Yabancılaşmaya Karşı Felsefi-İdeolojik Mücadele
Marx, genel olarak sınıflı uygarlık toplumlarını hedef almak üzere özel olarak da kapitalizmin kendi suretinde insanlar, ilişkiler ve değerler yarattığını savunur. Dolayısıyla böylesi bir dünyada komünal topluluklar gibi Kızılbaş kültürü de saflığını koruma koşullarını kaybeder. Kızılbaş kültürü, sınıflı uygar/modern dünyanın ne kadar pisliği varsa tümünün riski altına girmek tehlikesiyle karşı karşıyadır. Sermayenin manipüle ettiği bu dünya, yabancılaşmanın kaynağıdır. Dolayısıyla gerek Kızılbaş kültürüne gerekse bu kültürle ilgili kurumlara sahteliğin, kişiselliğin, çıkarcılığın sızmış olması doğaldır!
Salona da yansıyan sahte imza, ihraçlara neden olan küfürleşmeler ve akçeli işlerin varlığı, işte bunların tümü “uygar kültürün” Kızılbaş kültürünün içine sızmasından kaynaklanıyor. Bu sorunlar dikkate alındığında belirtmeye bile gerek yok ki, Alevi inancı, bu yabancılaşma ve yozlaşmaya karşı da örgütsel mücadele yanında felsefi-ideolojik mücadele yürütmek durumundadır. Benim açımdan daha da önemlisi, seçimlerin varlığı, genel başkanlık, rekabet, modern örgüt ve kurumlara benzeme, üyelik yoluyla kayıt altına alma/alınma, tüm bunlar Kızılbaş kültürüne zaten yeterince mesafe konulduğunun göstergesidir.
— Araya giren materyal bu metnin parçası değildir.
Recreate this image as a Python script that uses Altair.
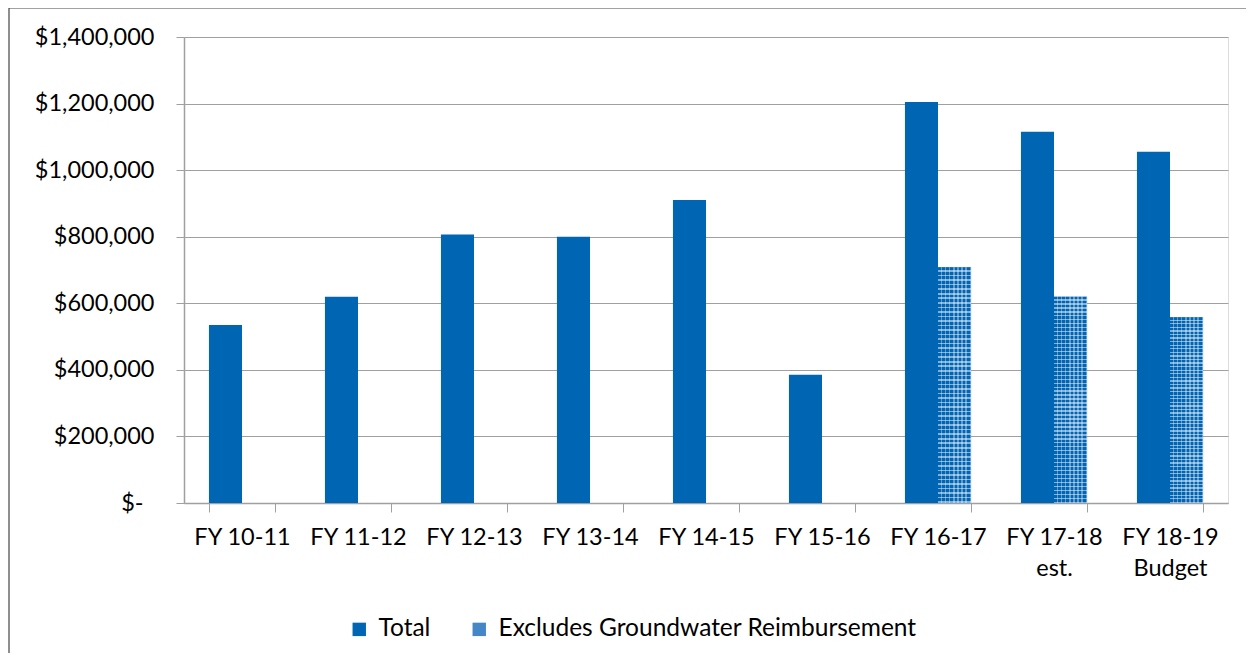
import altair as alt
import pandas as pd

categories = ["FY 10-11", "FY 11-12", "FY 12-13", "FY 13-14", "FY 14-15",
              "FY 15-16", "FY 16-17", "FY 17-18|est.", "FY 18-19|Budget"]
total = [535000, 620000, 807000, 800000, 910000, 385000, 1205000, 1115000, 1055000]
excludes = [None, None, None, None, None, None, 708000, 620000, 558000]
series_names = ["Total", "Excludes Groundwater Reimbursement"]
y_ticks = [0, 200000, 400000, 600000, 800000, 1000000, 1200000, 1400000]

rows = []
for c, t, e in zip(categories, total, excludes):
    rows.append({"cat": c, "series": series_names[0], "value": t})
    if e is not None:
        rows.append({"cat": c, "series": series_names[1], "value": e})
df = pd.DataFrame(rows)

FONT = "Lato"
FS = 23.5
BLUE = "#0066b3"


def stripes(n, c1, c2, frac, horizontal):
    stops = []
    for i in range(n):
        a = i / n
        b = (i + 1 - frac) / n
        c = (i + 1) / n
        stops += [{"offset": a, "color": c1}, {"offset": b, "color": c1},
                  {"offset": b, "color": c2}, {"offset": c, "color": c2}]
    return {"gradient": "linear", "x1": 0, "y1": 0,
            "x2": 1 if horizontal else 0, "y2": 0 if horizontal else 1,
            "stops": stops}


x_enc = alt.X("cat:N", sort=categories,
              scale=alt.Scale(paddingInner=0.43, paddingOuter=0.215),
              axis=alt.Axis(title=None, labelAngle=0, labelExpr="split(datum.label, '|')",
                            labelFont=FONT, labelFontSize=FS, labelColor="black",
                            labelLineHeight=31, labelPadding=13,
                            tickBand="extent", tickSize=9, tickColor="#a0a0a0",
                            domainColor="#a0a0a0", domainWidth=1.5, grid=False,
                            labelBaseline="top"))
xo_enc = alt.XOffset("series:N", sort=series_names,
                     scale=alt.Scale(domain=series_names, paddingInner=0, paddingOuter=0))
y_enc = alt.Y("value:Q",
              scale=alt.Scale(domain=[0, 1400000], nice=False),
              axis=alt.Axis(title=None, values=y_ticks,
                            labelExpr="datum.value == 0 ? '$-' : format(datum.value, '$,')",
                            labelFont=FONT, labelFontSize=FS, labelColor="black",
                            labelPadding={"condition": {"test": "datum.value == 0", "value": 33},
                                          "value": 22},
                            tickSize=8, tickColor="#a0a0a0",
                            domainColor="#a0a0a0", domainWidth=1.5,
                            gridColor="#a0a0a0", gridWidth=1.2))

base = alt.Chart(df)

bars = base.mark_bar().encode(
    x=x_enc, xOffset=xo_enc, y=y_enc,
    color=alt.Color("series:N", sort=series_names,
                    scale=alt.Scale(domain=series_names, range=[BLUE, "#4587c6"]),
                    legend=alt.Legend(title=None, orient="none", legendX=163, legendY=580,
                                      direction="horizontal", symbolType="square",
                                      symbolSize=180, symbolStrokeWidth=0,
                                      labelFont=FONT, labelFontSize=24.5, labelColor="black",
                                      labelLimit=0, columnPadding=36, labelOffset=7))
)

hatch1 = base.transform_filter(alt.datum.series == series_names[1]).mark_bar(
    fill=stripes(8, BLUE, "#5f9bd3", 0.35, True)
).encode(x=x_enc, xOffset=xo_enc, y=y_enc)

hatch2 = base.transform_filter(alt.datum.series == series_names[1]).mark_bar(
    fill=stripes(52, "rgba(255,255,255,0)", "rgba(255,255,255,0.5)", 0.35, False)
).encode(x=x_enc, xOffset=xo_enc, y=y_enc)

frame_df = pd.DataFrame({"a": [0]})
frame_v = alt.Chart(frame_df).mark_rule(color="#444444", strokeWidth=1.2).encode(
    x=alt.value(-175), y=alt.value(-29), y2=alt.value(650))
frame_h = alt.Chart(frame_df).mark_rule(color="#444444", strokeWidth=1.2).encode(
    x=alt.value(-175), x2=alt.value(1070), y=alt.value(-29))

chart = alt.layer(bars, hatch1, hatch2, frame_v, frame_h).properties(
    width=1044, height=466,
    autosize=alt.AutoSizeParams(type="none"),
    padding={"left": 176, "top": 29, "right": 18, "bottom": 150},
).configure_view(stroke=None).configure(background="white")

chart.save("out.html", embed_options={"renderer": "svg", "actions": False})
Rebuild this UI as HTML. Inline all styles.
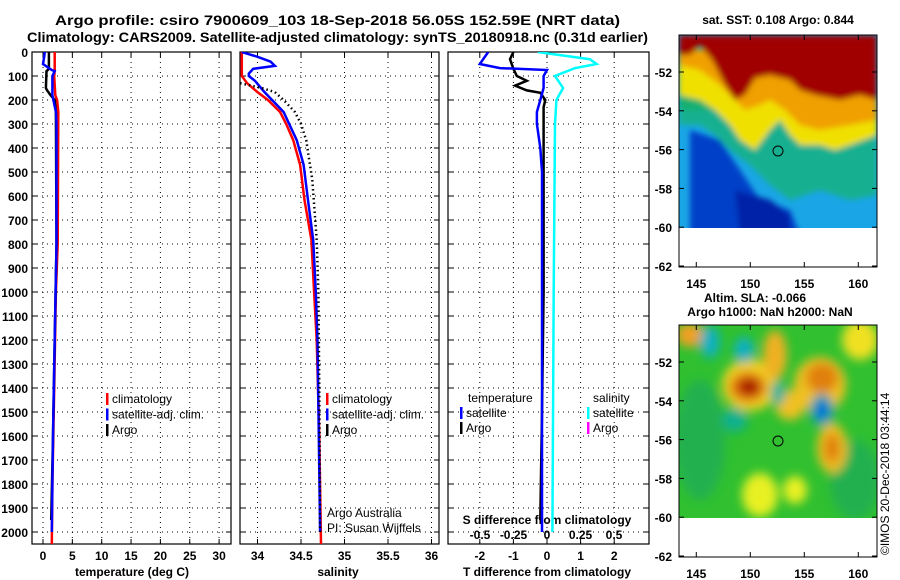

Bunların aşılması ancak komünist bir dünya ve yaşam tarzıyla gerçekleşebilir.
Bu nedenle diyebiliriz ki, Kızılbaş kültürü içinde olmak ve bu kültür için mücadele etmek, komünizm için mücadele etmekle paraleldir. Şöyle bitireyim, Anadolu ve Mezopotamya üzerinden bakıldığında gerek Kürt hareketinin gerekse konumuz olan Kızılbaş toplumunun komünizmden ve Marksist ideolojiden öğreneceği pek çok görüş ve çıkaracağı ders var. Keza sol hareketler de ancak Kürt halkının mücadele deneyiminden ve Kızılbaş kültüründen beslenerek ilerleme imkanı bulacaktır. Genel kurulda, kitlenin gözü önünde divanın yönlendirmesiyle alınan kararların demokratik olmasından bunu anlamak zor olmuyor. Yine görülmektedir ki, halk kendi haline bırakıldığında sorunlarını tartışıyor ve arzu edilen yönde kararlara bağlanıyor. Kızılbaşlar bunu hukuksuz, devletsiz, elbetteki polissiz, askersiz yapabiliyor. Hatta devlet olmadan, hakim ve savcının burnunu sokmadığı koşullarda çok daha iyisini yapabiliyor. Diyeceğim şu ki, Kızılbaş kültürü üzerinden organize olan genel kurul faaliyeti bile, tek başına devletsiz, hukuksuz, ordusuz, mülksüz bir yaşam tarzının ve dünyanın mümkün olduğunu göstermektedir.